### What to do
From the listing below, restate word for word the lines from the line containing "Give me the Plotly source for this chart." down through the line containing "y_ticks = [0, 10, 20, 30, 40, 50]". Exclude pictures.

:: Input ::

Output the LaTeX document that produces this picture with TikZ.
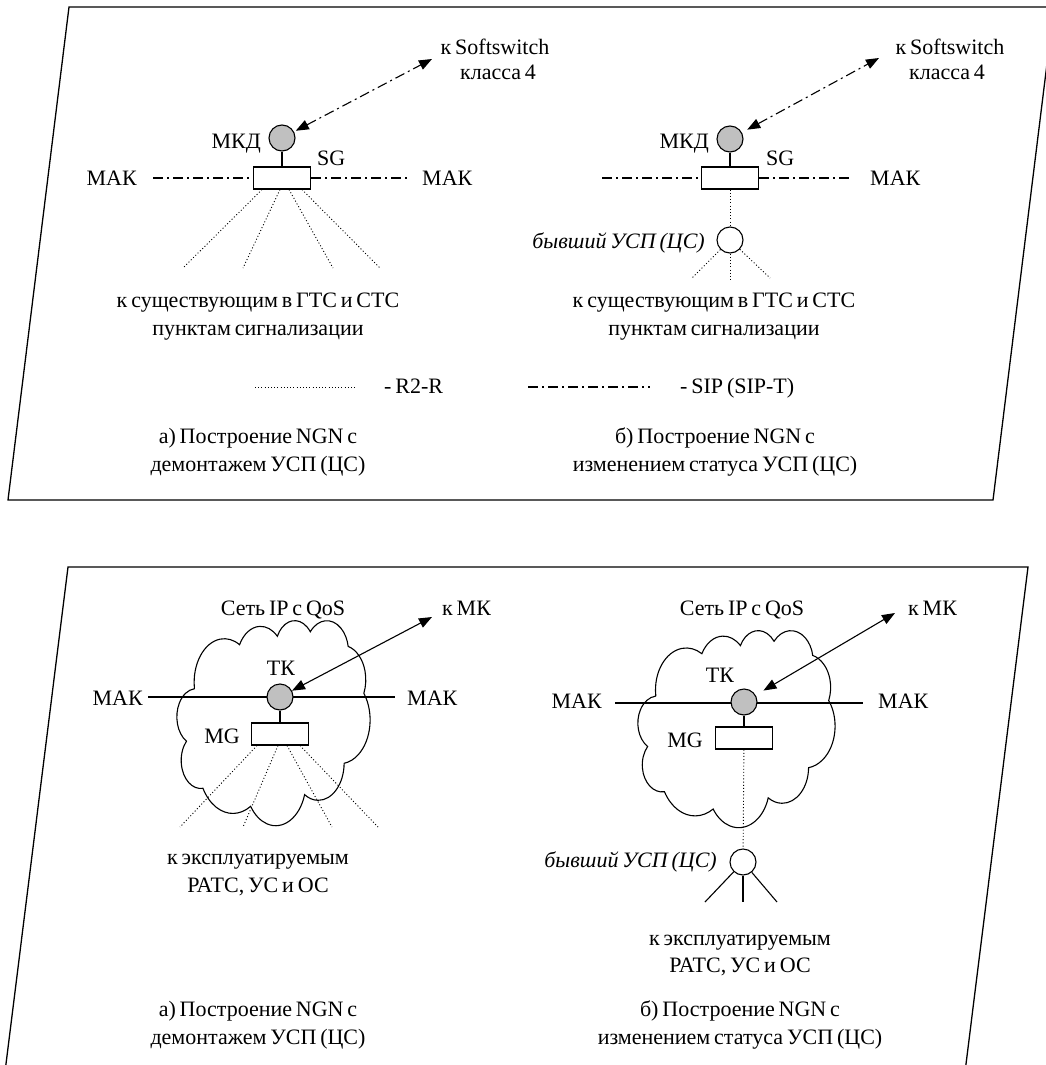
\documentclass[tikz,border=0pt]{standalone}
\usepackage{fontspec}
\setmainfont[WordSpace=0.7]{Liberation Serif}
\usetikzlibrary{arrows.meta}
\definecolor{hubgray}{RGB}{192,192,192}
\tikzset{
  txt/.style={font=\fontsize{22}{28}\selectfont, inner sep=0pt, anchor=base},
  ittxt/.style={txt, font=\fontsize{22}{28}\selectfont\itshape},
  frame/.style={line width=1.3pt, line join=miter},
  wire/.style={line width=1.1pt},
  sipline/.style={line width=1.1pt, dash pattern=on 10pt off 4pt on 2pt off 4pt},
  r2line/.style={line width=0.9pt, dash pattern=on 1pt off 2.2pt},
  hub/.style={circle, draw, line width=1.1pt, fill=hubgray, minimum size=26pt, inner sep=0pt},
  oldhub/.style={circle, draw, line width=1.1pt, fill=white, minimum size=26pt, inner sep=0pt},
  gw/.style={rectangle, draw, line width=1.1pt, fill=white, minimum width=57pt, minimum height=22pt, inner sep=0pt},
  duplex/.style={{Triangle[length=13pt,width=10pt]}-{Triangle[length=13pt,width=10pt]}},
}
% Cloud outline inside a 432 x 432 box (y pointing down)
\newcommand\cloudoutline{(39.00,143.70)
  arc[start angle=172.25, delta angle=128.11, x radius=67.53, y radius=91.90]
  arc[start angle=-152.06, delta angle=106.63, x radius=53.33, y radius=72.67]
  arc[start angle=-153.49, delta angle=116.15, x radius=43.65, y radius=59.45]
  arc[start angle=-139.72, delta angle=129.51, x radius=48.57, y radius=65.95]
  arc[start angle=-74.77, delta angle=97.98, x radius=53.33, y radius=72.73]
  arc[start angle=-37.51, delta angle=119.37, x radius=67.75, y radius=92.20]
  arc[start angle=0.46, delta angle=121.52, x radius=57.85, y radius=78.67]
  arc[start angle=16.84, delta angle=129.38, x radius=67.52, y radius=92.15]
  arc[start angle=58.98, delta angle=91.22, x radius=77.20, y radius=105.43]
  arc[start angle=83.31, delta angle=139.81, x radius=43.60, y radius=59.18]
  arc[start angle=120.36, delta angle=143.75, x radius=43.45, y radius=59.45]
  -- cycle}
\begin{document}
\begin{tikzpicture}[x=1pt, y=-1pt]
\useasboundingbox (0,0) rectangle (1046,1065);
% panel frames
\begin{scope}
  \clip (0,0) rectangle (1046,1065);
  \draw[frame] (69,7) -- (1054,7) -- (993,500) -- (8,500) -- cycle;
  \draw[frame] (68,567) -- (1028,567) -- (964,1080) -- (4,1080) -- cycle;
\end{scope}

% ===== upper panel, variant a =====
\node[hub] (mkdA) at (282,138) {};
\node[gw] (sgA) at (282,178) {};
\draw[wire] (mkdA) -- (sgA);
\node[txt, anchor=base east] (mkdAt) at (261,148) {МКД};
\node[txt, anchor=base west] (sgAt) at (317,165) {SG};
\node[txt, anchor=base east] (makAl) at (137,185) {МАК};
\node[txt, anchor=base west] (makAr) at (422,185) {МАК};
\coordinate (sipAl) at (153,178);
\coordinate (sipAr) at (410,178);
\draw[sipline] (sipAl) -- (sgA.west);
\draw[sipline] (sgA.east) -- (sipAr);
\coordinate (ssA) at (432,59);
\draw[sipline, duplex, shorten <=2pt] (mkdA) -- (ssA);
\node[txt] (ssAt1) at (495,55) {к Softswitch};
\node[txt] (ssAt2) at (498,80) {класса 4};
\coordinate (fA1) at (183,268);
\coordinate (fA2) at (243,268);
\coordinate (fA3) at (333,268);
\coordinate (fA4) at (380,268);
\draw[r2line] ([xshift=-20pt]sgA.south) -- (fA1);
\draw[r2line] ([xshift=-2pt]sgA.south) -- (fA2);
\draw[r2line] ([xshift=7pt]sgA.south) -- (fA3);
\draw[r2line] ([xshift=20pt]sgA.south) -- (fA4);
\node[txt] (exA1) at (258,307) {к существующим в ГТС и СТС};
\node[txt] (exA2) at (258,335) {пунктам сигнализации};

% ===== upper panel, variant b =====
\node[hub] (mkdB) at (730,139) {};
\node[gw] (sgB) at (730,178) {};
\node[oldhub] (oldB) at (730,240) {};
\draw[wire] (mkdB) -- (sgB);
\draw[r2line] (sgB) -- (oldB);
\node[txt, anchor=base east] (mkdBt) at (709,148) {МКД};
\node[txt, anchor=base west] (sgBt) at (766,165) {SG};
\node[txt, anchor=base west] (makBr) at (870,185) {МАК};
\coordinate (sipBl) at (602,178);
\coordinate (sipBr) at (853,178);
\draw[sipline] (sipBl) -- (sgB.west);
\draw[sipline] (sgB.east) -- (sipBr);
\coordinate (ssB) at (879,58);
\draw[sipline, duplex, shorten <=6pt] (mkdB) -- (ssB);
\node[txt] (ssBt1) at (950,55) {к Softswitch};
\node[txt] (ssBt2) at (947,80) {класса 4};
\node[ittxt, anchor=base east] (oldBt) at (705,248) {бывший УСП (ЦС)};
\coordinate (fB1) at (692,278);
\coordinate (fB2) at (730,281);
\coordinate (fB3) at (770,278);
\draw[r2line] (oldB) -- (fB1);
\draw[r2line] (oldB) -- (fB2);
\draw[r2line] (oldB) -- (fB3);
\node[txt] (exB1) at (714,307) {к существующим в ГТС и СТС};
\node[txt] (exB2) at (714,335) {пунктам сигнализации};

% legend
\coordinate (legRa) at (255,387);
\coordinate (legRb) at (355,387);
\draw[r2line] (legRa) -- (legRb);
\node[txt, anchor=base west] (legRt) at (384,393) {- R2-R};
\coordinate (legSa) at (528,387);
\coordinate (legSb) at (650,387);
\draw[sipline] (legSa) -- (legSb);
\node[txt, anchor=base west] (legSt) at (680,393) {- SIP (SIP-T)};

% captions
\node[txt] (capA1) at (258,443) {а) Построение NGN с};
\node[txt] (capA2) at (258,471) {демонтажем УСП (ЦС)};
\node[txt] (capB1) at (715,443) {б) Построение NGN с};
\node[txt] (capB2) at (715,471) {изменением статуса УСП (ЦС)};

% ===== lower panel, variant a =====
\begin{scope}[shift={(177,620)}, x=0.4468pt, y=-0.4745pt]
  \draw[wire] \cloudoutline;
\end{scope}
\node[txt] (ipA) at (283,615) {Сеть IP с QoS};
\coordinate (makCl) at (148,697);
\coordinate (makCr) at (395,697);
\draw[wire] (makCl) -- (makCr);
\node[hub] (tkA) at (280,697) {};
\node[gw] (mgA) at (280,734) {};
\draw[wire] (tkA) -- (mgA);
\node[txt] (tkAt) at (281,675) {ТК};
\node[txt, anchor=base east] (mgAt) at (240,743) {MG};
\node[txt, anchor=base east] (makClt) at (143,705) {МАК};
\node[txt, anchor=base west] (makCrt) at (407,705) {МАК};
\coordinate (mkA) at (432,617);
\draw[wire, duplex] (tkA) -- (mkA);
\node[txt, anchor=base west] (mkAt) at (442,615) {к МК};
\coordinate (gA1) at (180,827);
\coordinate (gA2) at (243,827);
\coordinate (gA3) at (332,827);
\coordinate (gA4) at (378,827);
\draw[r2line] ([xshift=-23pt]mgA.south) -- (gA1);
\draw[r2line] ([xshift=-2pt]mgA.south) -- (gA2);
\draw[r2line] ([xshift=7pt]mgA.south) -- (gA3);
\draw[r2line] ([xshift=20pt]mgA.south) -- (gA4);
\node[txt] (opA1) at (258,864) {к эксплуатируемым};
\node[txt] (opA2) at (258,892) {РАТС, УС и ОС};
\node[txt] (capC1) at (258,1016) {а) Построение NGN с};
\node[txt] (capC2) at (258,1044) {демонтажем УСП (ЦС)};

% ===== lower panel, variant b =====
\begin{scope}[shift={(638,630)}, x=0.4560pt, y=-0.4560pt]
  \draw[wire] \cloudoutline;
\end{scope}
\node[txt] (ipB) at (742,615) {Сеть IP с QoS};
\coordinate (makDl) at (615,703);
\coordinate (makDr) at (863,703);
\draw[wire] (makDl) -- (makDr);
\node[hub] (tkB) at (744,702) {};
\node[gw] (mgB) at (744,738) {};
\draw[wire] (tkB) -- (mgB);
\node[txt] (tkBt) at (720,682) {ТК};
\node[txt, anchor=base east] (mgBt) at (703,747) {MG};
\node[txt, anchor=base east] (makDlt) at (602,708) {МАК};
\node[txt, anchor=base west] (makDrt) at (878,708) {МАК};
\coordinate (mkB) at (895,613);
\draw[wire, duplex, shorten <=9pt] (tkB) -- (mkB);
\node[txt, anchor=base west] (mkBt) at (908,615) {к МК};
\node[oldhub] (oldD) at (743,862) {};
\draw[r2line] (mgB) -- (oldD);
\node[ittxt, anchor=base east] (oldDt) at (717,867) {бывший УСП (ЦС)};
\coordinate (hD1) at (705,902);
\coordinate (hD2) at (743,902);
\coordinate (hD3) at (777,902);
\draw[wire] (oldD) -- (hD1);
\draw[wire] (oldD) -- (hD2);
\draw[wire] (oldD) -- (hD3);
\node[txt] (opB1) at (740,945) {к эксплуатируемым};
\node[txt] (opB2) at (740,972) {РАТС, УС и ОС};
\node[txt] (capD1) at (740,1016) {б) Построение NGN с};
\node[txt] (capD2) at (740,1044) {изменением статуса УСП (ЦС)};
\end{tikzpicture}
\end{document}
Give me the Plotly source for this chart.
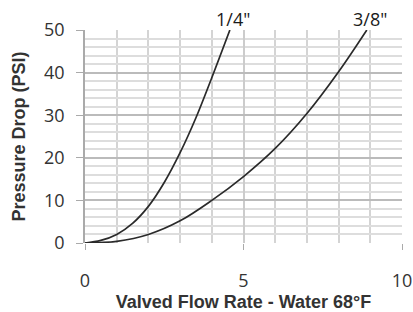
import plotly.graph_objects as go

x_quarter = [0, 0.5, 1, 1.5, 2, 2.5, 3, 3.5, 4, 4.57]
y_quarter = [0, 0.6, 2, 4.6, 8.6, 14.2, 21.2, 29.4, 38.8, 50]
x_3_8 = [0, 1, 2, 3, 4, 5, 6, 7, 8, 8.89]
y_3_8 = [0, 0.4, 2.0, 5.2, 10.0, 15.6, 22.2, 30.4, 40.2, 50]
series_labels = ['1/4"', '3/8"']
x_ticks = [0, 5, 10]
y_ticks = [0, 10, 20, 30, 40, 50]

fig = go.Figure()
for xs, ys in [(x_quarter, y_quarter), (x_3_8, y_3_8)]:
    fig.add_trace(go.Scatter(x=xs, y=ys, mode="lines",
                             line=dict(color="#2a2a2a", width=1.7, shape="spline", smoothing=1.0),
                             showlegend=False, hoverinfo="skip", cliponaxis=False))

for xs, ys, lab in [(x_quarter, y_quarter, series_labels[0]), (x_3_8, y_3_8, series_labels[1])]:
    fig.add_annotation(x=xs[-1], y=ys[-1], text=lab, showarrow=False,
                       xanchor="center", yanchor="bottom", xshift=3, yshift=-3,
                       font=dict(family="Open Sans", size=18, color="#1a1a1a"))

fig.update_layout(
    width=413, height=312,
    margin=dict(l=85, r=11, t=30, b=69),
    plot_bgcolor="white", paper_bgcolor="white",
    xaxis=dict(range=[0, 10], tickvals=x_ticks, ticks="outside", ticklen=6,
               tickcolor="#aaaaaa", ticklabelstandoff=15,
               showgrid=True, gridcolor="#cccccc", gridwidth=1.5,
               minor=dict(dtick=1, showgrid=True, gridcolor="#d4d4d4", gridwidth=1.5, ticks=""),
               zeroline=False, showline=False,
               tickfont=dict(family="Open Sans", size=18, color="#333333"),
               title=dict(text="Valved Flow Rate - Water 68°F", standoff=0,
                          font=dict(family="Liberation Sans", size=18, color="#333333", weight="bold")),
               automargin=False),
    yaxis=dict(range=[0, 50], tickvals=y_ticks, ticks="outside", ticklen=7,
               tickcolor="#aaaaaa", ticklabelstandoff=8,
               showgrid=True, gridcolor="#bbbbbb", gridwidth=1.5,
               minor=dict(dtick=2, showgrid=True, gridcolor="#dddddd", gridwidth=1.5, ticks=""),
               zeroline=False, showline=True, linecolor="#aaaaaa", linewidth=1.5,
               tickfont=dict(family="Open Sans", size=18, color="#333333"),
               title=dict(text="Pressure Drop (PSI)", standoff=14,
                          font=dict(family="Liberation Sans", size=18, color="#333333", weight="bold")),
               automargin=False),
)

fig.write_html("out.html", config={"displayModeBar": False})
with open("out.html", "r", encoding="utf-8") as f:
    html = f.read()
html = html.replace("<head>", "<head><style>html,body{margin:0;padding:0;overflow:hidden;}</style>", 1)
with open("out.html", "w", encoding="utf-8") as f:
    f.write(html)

:::

### Written reply
Give me the Plotly source for this chart.
import plotly.graph_objects as go

x_quarter = [0, 0.5, 1, 1.5, 2, 2.5, 3, 3.5, 4, 4.57]
y_quarter = [0, 0.6, 2, 4.6, 8.6, 14.2, 21.2, 29.4, 38.8, 50]
x_3_8 = [0, 1, 2, 3, 4, 5, 6, 7, 8, 8.89]
y_3_8 = [0, 0.4, 2.0, 5.2, 10.0, 15.6, 22.2, 30.4, 40.2, 50]
series_labels = ['1/4"', '3/8"']
x_ticks = [0, 5, 10]
y_ticks = [0, 10, 20, 30, 40, 50]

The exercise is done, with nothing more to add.